Ello les lleva indefectiblemente a calificar a los catalanes de nazis, de separatistas de perseguidores del castellano, de antiespañoles, etc.… En casos como el mío no necesitan más que fijarse en la letra final de mi nombre para permitirse diseccionar cómo pienso, sin más esfuerzos. Y me llaman a menudo Joaquín, escupiendo la n, con ánimo (infructuoso, créanme), de molestarme. Mi catalanidad parece ser incompatible con su concepto de la patria, aunque ello no les priva de recordarme que soy español con el mismo desprecio que los vaqueros marcan a las reses. Y después, cuando alguien se defiende de ese escarnio haciendo gala de su legítimo derecho a sentirse diferente, le machacan con ese ridículo aire de suficiencia del paleto que cree tener razón cuando rebuzna sus deformidades ideológicas ante sus avergonzados conciudadanos. Y es que muchas veces lo único que queremos es ser distintos de lo que ellos representan.

Sus monomanías textiles no les permiten entender que la lealtad para con sus conciudadanos debe estar por encima de unas gamas cromáticas, o que un energúmeno envuelto en un trapo de colores no tiene bula para insultar por ello a cualquier paria sin bandera. ¡Claro que de sienten perdidos sin sus insignias, sus muñequeras, sus pegatinas y sus banderines de corner con el águila imperial! Su patria sólo incluye a los que piensen exactamente lo mismo que ellos y exactamente de la misma forma. Viven mentalmente en un país tan pequeño que sólo los suyos caben en él.

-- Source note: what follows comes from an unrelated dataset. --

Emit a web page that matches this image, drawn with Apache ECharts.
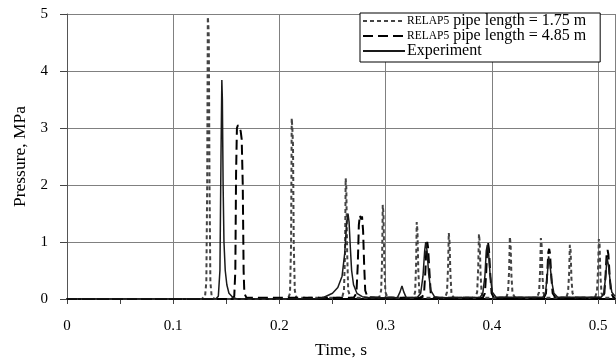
<!DOCTYPE html>
<html>
<head>
<meta charset="utf-8">
<script src="https://cdn.jsdelivr.net/npm/echarts@6/dist/echarts.min.js"></script>
<style>html,body{margin:0;padding:0;background:#fff;}#c{width:616px;height:363px;}</style>
</head>
<body>
<div id="c"></div>
<script>
// Series names
var seriesNames = ['RELAP5 pipe length = 1.75 m', 'RELAP5 pipe length = 4.85 m', 'Experiment'];
// Axis ticks
var xTicks = [0, 0.1, 0.2, 0.3, 0.4, 0.5];
var yTicks = [0, 1, 2, 3, 4, 5];

// RELAP5, pipe length 1.75 m  [time s, pressure MPa]
var relap175 = [
  [0,0],[0.127,0],
  [0.1300,0.05],[0.1312,0.3],[0.1320,2.0],[0.1326,4.95],[0.1331,4.8],[0.1335,4.6],[0.1342,2.0],[0.1350,0.3],[0.1362,0.05],[0.139,0],
  [0.208,0],[0.2100,0.1],[0.2110,1.0],[0.2116,3.17],[0.2122,3.0],[0.2128,2.7],[0.2135,1.0],[0.2145,0.15],[0.216,0.02],
  [0.259,0.02],[0.2608,0.15],[0.2618,0.8],[0.2624,2.12],[0.2630,1.95],[0.2638,0.8],[0.2648,0.15],[0.267,0.02],
  [0.294,0.02],[0.2958,0.15],[0.2967,0.7],[0.2973,1.65],[0.2980,1.5],[0.2988,0.6],[0.2998,0.12],[0.302,0.02],
  [0.326,0.02],[0.3278,0.12],[0.3287,0.6],[0.3293,1.35],[0.3300,1.2],[0.3308,0.5],[0.3318,0.1],[0.334,0.02],
  [0.356,0.02],[0.3578,0.12],[0.3588,0.55],[0.3595,1.16],[0.3602,1.0],[0.3610,0.45],[0.3620,0.1],[0.364,0.02],
  [0.3845,0.02],[0.3862,0.12],[0.3872,0.55],[0.3879,1.14],[0.3886,1.0],[0.3894,0.45],[0.3904,0.1],[0.393,0.02],
  [0.4135,0.02],[0.4153,0.12],[0.4163,0.5],[0.4170,1.09],[0.4177,0.95],[0.4185,0.4],[0.4195,0.1],[0.422,0.02],
  [0.4425,0.02],[0.4445,0.12],[0.4455,0.5],[0.4462,1.07],[0.4469,0.95],[0.4477,0.4],[0.4487,0.1],[0.451,0.02],
  [0.4700,0.02],[0.4718,0.12],[0.4728,0.45],[0.4735,0.95],[0.4742,0.85],[0.4750,0.35],[0.4760,0.1],[0.479,0.02],
  [0.4970,0.02],[0.4990,0.12],[0.5000,0.5],[0.5008,1.05],[0.5015,0.95],[0.5023,0.4],[0.5033,0.1],[0.506,0.02],[0.516,0.02]
];

// RELAP5, pipe length 4.85 m
var relap485 = [
  [0,0],[0.155,0],
  [0.1575,0.05],[0.1585,0.5],[0.1592,2.2],[0.1600,3.0],[0.1610,3.05],[0.1622,3.05],[0.1635,2.95],[0.1645,2.8],[0.1655,2.0],[0.1663,0.5],[0.1670,0.1],[0.169,0.02],
  [0.270,0.02],[0.2725,0.1],[0.2738,0.6],[0.2748,1.3],[0.2758,1.47],[0.2768,1.4],[0.2778,1.45],[0.2788,1.2],[0.2798,0.6],[0.2808,0.15],[0.283,0.03],
  [0.334,0.02],[0.3362,0.1],[0.3375,0.5],[0.3385,0.95],[0.3392,1.0],[0.3400,0.9],[0.3412,0.5],[0.3425,0.1],[0.345,0.02],
  [0.3915,0.02],[0.3935,0.1],[0.3948,0.5],[0.3958,0.92],[0.3965,0.98],[0.3973,0.88],[0.3985,0.45],[0.3998,0.1],[0.402,0.02],
  [0.449,0.02],[0.4510,0.1],[0.4522,0.45],[0.4532,0.82],[0.4540,0.88],[0.4548,0.8],[0.4560,0.4],[0.4573,0.1],[0.460,0.02],
  [0.504,0.02],[0.5060,0.1],[0.5072,0.45],[0.5082,0.82],[0.5090,0.86],[0.5098,0.78],[0.5110,0.4],[0.5123,0.1],[0.515,0.02],[0.516,0.02]
];

// Experiment
var experiment = [
  [0,0],[0.140,0],
  [0.1425,0.05],[0.1440,0.5],[0.1450,2.5],[0.1458,3.84],[0.1463,3.5],[0.1470,2.0],[0.1478,1.0],[0.1490,0.5],[0.1505,0.25],[0.1525,0.1],[0.156,0.03],[0.160,0],
  [0.235,0],[0.242,0.03],[0.250,0.1],[0.255,0.2],[0.259,0.4],[0.2615,0.8],[0.2632,1.3],[0.2646,1.5],[0.2656,1.35],[0.2668,0.9],[0.2680,0.5],[0.2698,0.25],[0.273,0.1],[0.278,0.04],[0.285,0.02],
  [0.311,0.02],[0.3135,0.12],[0.3154,0.23],[0.3172,0.12],[0.3195,0.02],
  [0.330,0.03],[0.333,0.1],[0.3352,0.4],[0.3368,0.85],[0.3378,1.0],[0.3390,0.85],[0.3405,0.45],[0.3425,0.15],[0.346,0.04],[0.352,0.02],
  [0.389,0.03],[0.3915,0.1],[0.3935,0.4],[0.3948,0.85],[0.3958,0.95],[0.3970,0.8],[0.3985,0.4],[0.4005,0.12],[0.404,0.03],
  [0.448,0.03],[0.4505,0.1],[0.4522,0.4],[0.4535,0.75],[0.4548,0.6],[0.4565,0.3],[0.4585,0.1],[0.462,0.03],
  [0.503,0.03],[0.5055,0.1],[0.5072,0.4],[0.5085,0.72],[0.5098,0.6],[0.5115,0.3],[0.5130,0.12],[0.516,0.05]
];

var FONT = '"Liberation Serif","DejaVu Serif",serif';
var chart = echarts.init(document.getElementById('c'), null, {renderer: 'canvas'});
chart.setOption({
  animation: false,
  backgroundColor: '#fff',
  textStyle: {fontFamily: FONT, color: '#000'},
  grid: {left: 67, top: 14, right: 1, bottom: 64, containLabel: false, outerBoundsMode: 'none'},
  legend: {
    orient: 'vertical', left: 360, top: 13,
    backgroundColor: '#fff', borderColor: '#000', borderWidth: 1,
    padding: [0, 14, 3, 2], itemGap: -1, itemWidth: 42, itemHeight: 10,
    itemStyle: {color: 'rgba(0,0,0,0)', borderWidth: 0, opacity: 0},
    textStyle: {fontFamily: FONT, fontSize: 16, lineHeight: 15, color: '#000', padding: [0,0,0,-3],
      rich: {s: {fontFamily: FONT, fontSize: 11.5, lineHeight: 15, color: '#000'}}},
    formatter: function (n) {
      return n.indexOf('RELAP5') === 0 ? '{s|RELAP5}' + n.slice(6) : n;
    },
    data: seriesNames
  },
  xAxis: {
    type: 'value', min: xTicks[0], max: 0.516, interval: 0.1,
    name: 'Time, s', nameLocation: 'middle', nameGap: 42,
    nameTextStyle: {fontFamily: FONT, fontSize: 17.5, color: '#000'},
    axisLine: {show: true, onZero: false, lineStyle: {color: '#000', width: 2}},
    axisTick: {show: true, length: 5, lineStyle: {color: '#444'}},
    minorTick: {show: true, splitNumber: 2, length: 5, lineStyle: {color: '#444'}},
    axisLabel: {fontFamily: FONT, fontSize: 15, color: '#000', margin: 20, showMaxLabel: false,
      formatter: function (v) { return xTicks.indexOf(Math.round(v * 10) / 10) >= 0 && Math.abs(v * 10 - Math.round(v * 10)) < 1e-6 ? String(Math.round(v * 10) / 10) : ''; }},
    splitLine: {show: true, lineStyle: {color: '#808080', width: 1}}
  },
  yAxis: {
    type: 'value', min: yTicks[0], max: yTicks[yTicks.length - 1], interval: 1,
    name: 'Pressure, MPa', nameLocation: 'middle', nameGap: 33, nameRotate: 90,
    nameTextStyle: {fontFamily: FONT, fontSize: 17.5, color: '#000'},
    axisLine: {show: true, lineStyle: {color: '#555', width: 1}},
    axisTick: {show: true, length: 7, lineStyle: {color: '#444'}},
    axisLabel: {fontFamily: FONT, fontSize: 15, color: '#000', margin: 19},
    splitLine: {show: true, lineStyle: {color: '#808080', width: 1}}
  },
  series: [
    {name: seriesNames[0], type: 'line', data: relap175, showSymbol: false, symbol: 'none', z: 3,
      lineStyle: {color: '#444', width: 2, type: [4, 3]}, itemStyle: {color: '#444'}},
    {name: seriesNames[1], type: 'line', data: relap485, showSymbol: false, symbol: 'none', z: 4,
      lineStyle: {color: '#000', width: 2, type: [10, 5]}, itemStyle: {color: '#000'}},
    {name: seriesNames[2], type: 'line', data: experiment, showSymbol: false, symbol: 'none', z: 5,
      lineStyle: {color: '#1a1a1a', width: 1.5}, itemStyle: {color: '#1a1a1a'}}
  ]
});
</script>
</body>
</html>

Aborrecen a Bardem y adoran a Arturo Fernandez Soria, denostan a artistas que nunca han disfrutado y que, en su cacareada y autoinflingida incultura, nunca serán capaces de apreciar. Se ríen de los derechos sexuales de las minorías con cualquier chanza que han aprendido de Ussía, o de Burgos, o de Vidal, creyéndose superiores, pero en realidad sus fobias, paranoias y complejos les convierten a nuestros ojos en viejos verdes, en payasos sin gracia, en escoria intelectual.
Se aborregan ante delincuentes que traman en marisquerías de lujo la próxima barbaridad que les instará a secundar desde su micrófono mientras calculan con sus móviles de última generación los beneficios, deducida la multa judicial, que les reportará que sus gregarios vuelvan a caer en el más grotesco de los ridículos. Se arrodillan ante obispos corruptos que olvidaron el avangelio en el momento en que se apoltronaron ente multitudes ávidas de una venganza divina que ellos mismos instaron. Carne de cañón para la élite de Serrano, que se ríe de ellos en cada party, entre lingotazo de añejo y fragor de visa oro.

En cambio ustedes, los Últimos de Filipinas, están tan acabados como Alfredo Mayo. Ahora es nuestra hora. Fíjense en nosotros, somos todos esos que nos sonreímos cómplicemente cada maña en el bus. Fíjese en el futuro que nunca podrá alcanzar. Y deje de joder con la banderita, tarado.